Cambodian health officials and counterparts are ramping up a campaign intended to educate the public about the outbreak of hand, foot and mouth disease, while also urging health facilities to keep a watchful eye out for children who exhibit a broad range of symptoms.
The campaign arrives on the heels of preliminary findings that the virus causing HFMD in Cambodia, EV-71, is similar to the strain found in neighbouring countries, such as Vietnam.
“These preliminary data…suggest that strains in Cambodia are part of the ongoing outbreak of EV71 that is proceeding across Asia and involves strains similar to those observed in other countries in the region,” Philippe Buchy of the Pastuer Institute of Cambodia wrote in an online post.

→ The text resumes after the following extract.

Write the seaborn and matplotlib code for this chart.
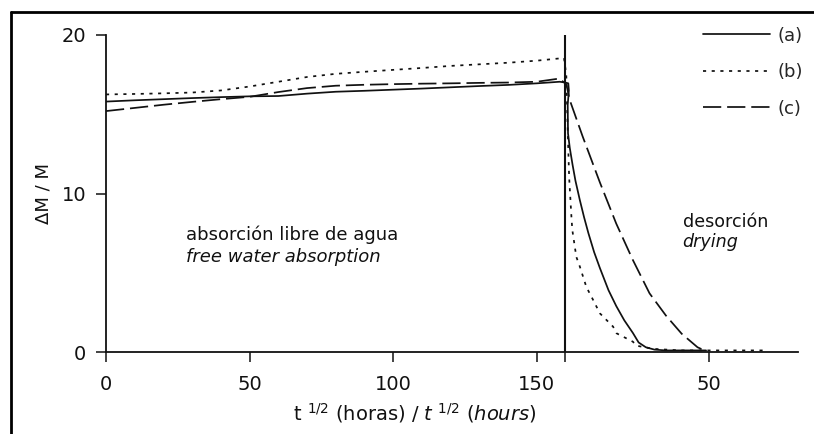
import numpy as np
import pandas as pd
import matplotlib
matplotlib.use("Agg")
import matplotlib.pyplot as plt
from matplotlib.lines import Line2D
import seaborn as sns

# ---------------- data ----------------
BREAK = 160  # position where the drying phase starts on the x axis

# absorption phase (x in t^1/2 hours)
x_abs_a = [0, 10, 20, 30, 40, 50, 60, 70, 80, 90, 100, 110, 120, 130, 140, 150, 158]
y_abs_a = [15.8, 15.88, 15.95, 16.02, 16.08, 16.13, 16.15, 16.3, 16.42, 16.48, 16.55,
           16.62, 16.7, 16.78, 16.85, 16.95, 17.05]
x_abs_b = [0, 10, 20, 30, 40, 50, 60, 70, 80, 90, 100, 110, 120, 130, 140, 150, 159.5]
y_abs_b = [16.25, 16.28, 16.32, 16.37, 16.5, 16.75, 17.05, 17.35, 17.55, 17.68, 17.8,
           17.92, 18.05, 18.15, 18.25, 18.38, 18.55]
x_abs_c = [0, 10, 20, 30, 40, 50, 60, 70, 80, 90, 100, 110, 120, 130, 140, 150, 157.8]
y_abs_c = [15.2, 15.4, 15.6, 15.78, 15.95, 16.1, 16.4, 16.65, 16.8, 16.86, 16.9, 16.93,
           16.95, 16.98, 17.0, 17.05, 17.25]

# drying phase (time since start of drying)
t_des_a = [0.0, 1.0, 1.2, 0.8, 0.9, 1.5, 2.5, 3.5, 5, 6.5, 8, 10, 12, 15, 17.7, 20.5, 23.5,
           25.5, 28, 31, 35, 49]
y_des_a = [17.0, 16.95, 16.5, 15.6, 13.8, 12.9, 11.8, 10.8, 9.6, 8.5, 7.5, 6.3, 5.3, 3.9,
           2.9, 2.0, 1.2, 0.6, 0.3, 0.15, 0.1, 0.1]
t_des_b = [0.3, 0.8, 1.3, 2.1, 2.4, 3.8, 5, 7.3, 9.6, 12, 16.6, 17.8, 23.5, 24.7, 30.5, 40, 69.5]
y_des_b = [17.5, 14.0, 11.0, 8.5, 7.7, 6.0, 5.4, 4.1, 3.3, 2.44, 1.6, 1.18, 0.65, 0.4,
           0.2, 0.1, 0.1]
t_des_c = [0.3, 1.5, 6, 12, 17.7, 23.5, 29.3, 35, 40.5, 46, 49]
y_des_c = [16.9, 15.9, 13.6, 10.7, 8.1, 5.8, 3.7, 2.3, 1.15, 0.3, 0.05]

series_labels = ["(a)", "(b)", "(c)"]
x_ticks = [0, 50, 100, 150, BREAK, BREAK + 50]
x_tick_labels = ["0", "50", "100", "150", "", "50"]
y_ticks = [0, 10, 20]

# ---------------- build long table ----------------
def seg(xa, ya, td, yd):
    return list(xa) + [BREAK + t for t in td], list(ya) + list(yd)

frames = []
for lab, (xa, ya, td, yd) in zip(series_labels, [
        (x_abs_a, y_abs_a, t_des_a, y_des_a),
        (x_abs_b, y_abs_b, t_des_b, y_des_b),
        (x_abs_c, y_abs_c, t_des_c, y_des_c)]):
    xx, yy = seg(xa, ya, td, yd)
    frames.append(pd.DataFrame({"x": xx, "y": yy, "serie": lab}))
df = pd.concat(frames, ignore_index=True)

# ---------------- plot ----------------
sns.set_style("ticks")
plt.rcParams["font.family"] = ["DejaVu Sans"]
plt.rcParams["mathtext.fontset"] = "dejavusans"

W, H = 814, 434
fig = plt.figure(figsize=(W / 100, H / 100), dpi=100)
ax = fig.add_axes([106 / W, 1 - 352 / H, (798 - 106) / W, (352 - 35) / H])

styles = {"(a)": "-", "(b)": (0, (1.8, 3.2)), "(c)": (0, (10.5, 3.4))}
for lab in series_labels:
    sub = df[df["serie"] == lab]
    sns.lineplot(data=sub, x="x", y="y", ax=ax, color="#111111", linewidth=1.25,
                 linestyle=styles[lab], sort=False, estimator=None, label=lab)

ax.axvline(BREAK, ymin=0, ymax=1, color="#111111", linewidth=1.5)

ax.set_xlim(0, 241)
ax.set_ylim(0, 20)
ax.set_xticks(x_ticks)
ax.set_xticklabels(x_tick_labels)
ax.set_yticks(y_ticks)
ax.tick_params(axis="both", direction="out", length=7.2, width=1.1,
               labelsize=14, colors="#111111")
ax.tick_params(axis="x", pad=9)
ax.tick_params(axis="y", pad=7)
sns.despine(ax=ax)
for s in ["left", "bottom"]:
    ax.spines[s].set_linewidth(1.3)
    ax.spines[s].set_color("#111111")

ax.set_ylabel("ΔM / M", fontsize=13, color="#111111")
ax.yaxis.set_label_coords(-0.078, 0.5)
ax.set_xlabel(r"t $^{1/2}$ (horas) / $\mathit{t}$ $^{1/2}$ $\mathit{(hours)}$",
              fontsize=14, color="#111111")
ax.xaxis.set_label_coords(0.4465, -0.155)

ax.text(27.8, 7.07, "absorción libre de agua", fontsize=13, color="#111111", va="baseline")
ax.text(27.8, 5.70, "free water absorption", fontsize=13, style="italic",
        color="#111111", va="baseline")
ax.text(200.8, 7.9, "desorción", fontsize=12.6, color="#111111", va="baseline")
ax.text(200.8, 6.64, "drying", fontsize=12.6, style="italic", color="#111111", va="baseline")

handles = ax.get_lines()[:3]
ax.legend(handles=handles, labels=series_labels, loc="upper left",
          bbox_to_anchor=((703 - 106) / 692, 1.026), frameon=False, fontsize=13,
          handlelength=3.7, handletextpad=0.4, labelspacing=1.02,
          borderpad=0, borderaxespad=0)

# outer frame (left and top edges visible)
fig.add_artist(Line2D([11 / W, 11 / W], [0, 1 - 12 / H], color="black", linewidth=2.0,
                      transform=fig.transFigure))
fig.add_artist(Line2D([11 / W, 1], [1 - 12 / H, 1 - 12 / H], color="black", linewidth=2.0,
                      transform=fig.transFigure))

fig.savefig("out.png", dpi=100)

A spokesman for the World Health Organization confirmed to the Post last week that testing of the EV-71 samples in Cambodia showed that the entereovirus was not showing a Cambodia-specific mutation and had a similar structure to the EV-71 found in Vietnam, Thailand, China and Taiwan.
Denise Shepherd-Johnson, a spokeswoman for UNICEF, told the Post yesterday that the awareness campaign will include television spots and posters to promote basic sanitation.
“I believe the TV spot is the most popular way to reach people,” she said.
The rest of the campaign aims at health workers, said the WHO’s Sonny Imbaraj, who said people need to “recognise the signs and symptoms of Hand, Foot and Mouth Disease ... to refer the severe cases to the hospitals”.
A joint statement released at the end of the last week said that children with signs of high fever, vomiting, convulsions, spasms or difficulty breathing should be brought to a hospital immediately.
Mild symptoms include fever and blisters on the hands, feet and mouth.
Last week saw 533 cases and three deaths in 17 provinces.
HFMD killed a Cambodian child in Thailand over the weekend, said a local news report, but Thai officials said the virus had been contracted there.